Monroe Fisher's Higher Calling. (original) (raw)

Bonds went on the run after the shooting but returned to Belton a couple of months later in the company of Texas Ranger Frank Hamer, best known as the man who tracked down Bonnie and Clyde and led the ambush that killed them. Bonds posted bond but didn't act like a man who had just surrendered. He strapped on a pair of Colt .45s and started haunting the courthouse square in Belton, keeping an especially close eye on the north door.

"From then on, six days a week, Bonds was downtown, mostly in the 200 block of East Central, the scene of the killing," witness John Surghnor recalled to Dallas Morning News columnist Ken Biffle in 1986. "He always stood so that he could see the north side of the courthouse. He sat in his car or stood with his back to the wall."

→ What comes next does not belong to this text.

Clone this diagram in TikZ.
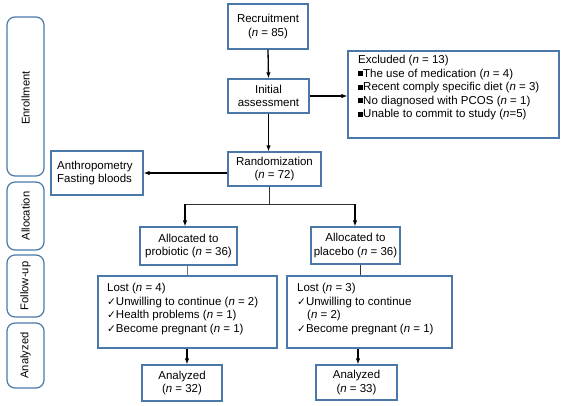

One day Bonds found Sheriff Bigham and his chief deputy sitting on the north steps of the courthouse and called out to them from his Model T. Bonds then dog-cussed Bigham and the deputy up one side and down the other, daring them to go for a gun.

"Before this is over, it looks like I'll have to kill the sheriff and his deputies," Bonds snorted, and drove away.

A nervous citizenry waited to see what would happen next and soon observed county law enforcement officers mostly avoiding the north door of the courthouse .

Bonds, who was awaiting his own trial, was usually off the streets by dark, but on Dec. 2, 1926 he stuck around to serve as a possible witness in an evening court session. He parked his car in front of the courthouse just as another car passed. The driver of the car seemed to recognize Bond and swerved across the street to get closer, tires squealing. Bonds looked behind him just as somebody poked a shotgun through a back window and pulled the trigger. He ducked.

"When the shotgun went off, instead of taking the top of his head off, it shot the right eyeball out of its socket," Surghnor recalled.

A bystander drove Bonds to the hospital, where he was treated, bandaged and released. He was back on the street the next day "studying the courthouse with his remaining eye."

Monroe Fisher, Wiley Fisher's oldest son, was charged with the shooting but not indicted. He faced a new murder charge in May of 1927, a month before Bonds' scheduled trial date, when somebody shot Bonds to death in downtown Belton, just a few yards from where Wiley Fisher had died. Monroe and his 19-year old brother Johnnie were charged with the murder. Only Monroe stood trial, and a jury of his peers quickly turned him loose. Several newspapers reported that the jury reached their decision after just one ballot.

Surghnor told Biffle that he believed Bell County's elected officials were afraid to prosecute Bonds. "I believe those elected officials helped plan Albert Bonds' death," he said.

Legal scholars today see the Monroe Fisher verdict as an obvious case of "jury nullification," where a jury might suspect or even know a defendant is guilty but returns a not guilty verdict because the jurors don't like the law or they believe the victim needed killing. Defense attorneys, especially in the early days, often invoked a "higher calling of family honor" when defending an obviously guilty client. That seems to be the case here.

Monroe Fisher went on to serve a stint as a Bell County constable in spite of the fact that he might have killed a former sheriff-or maybe because of it.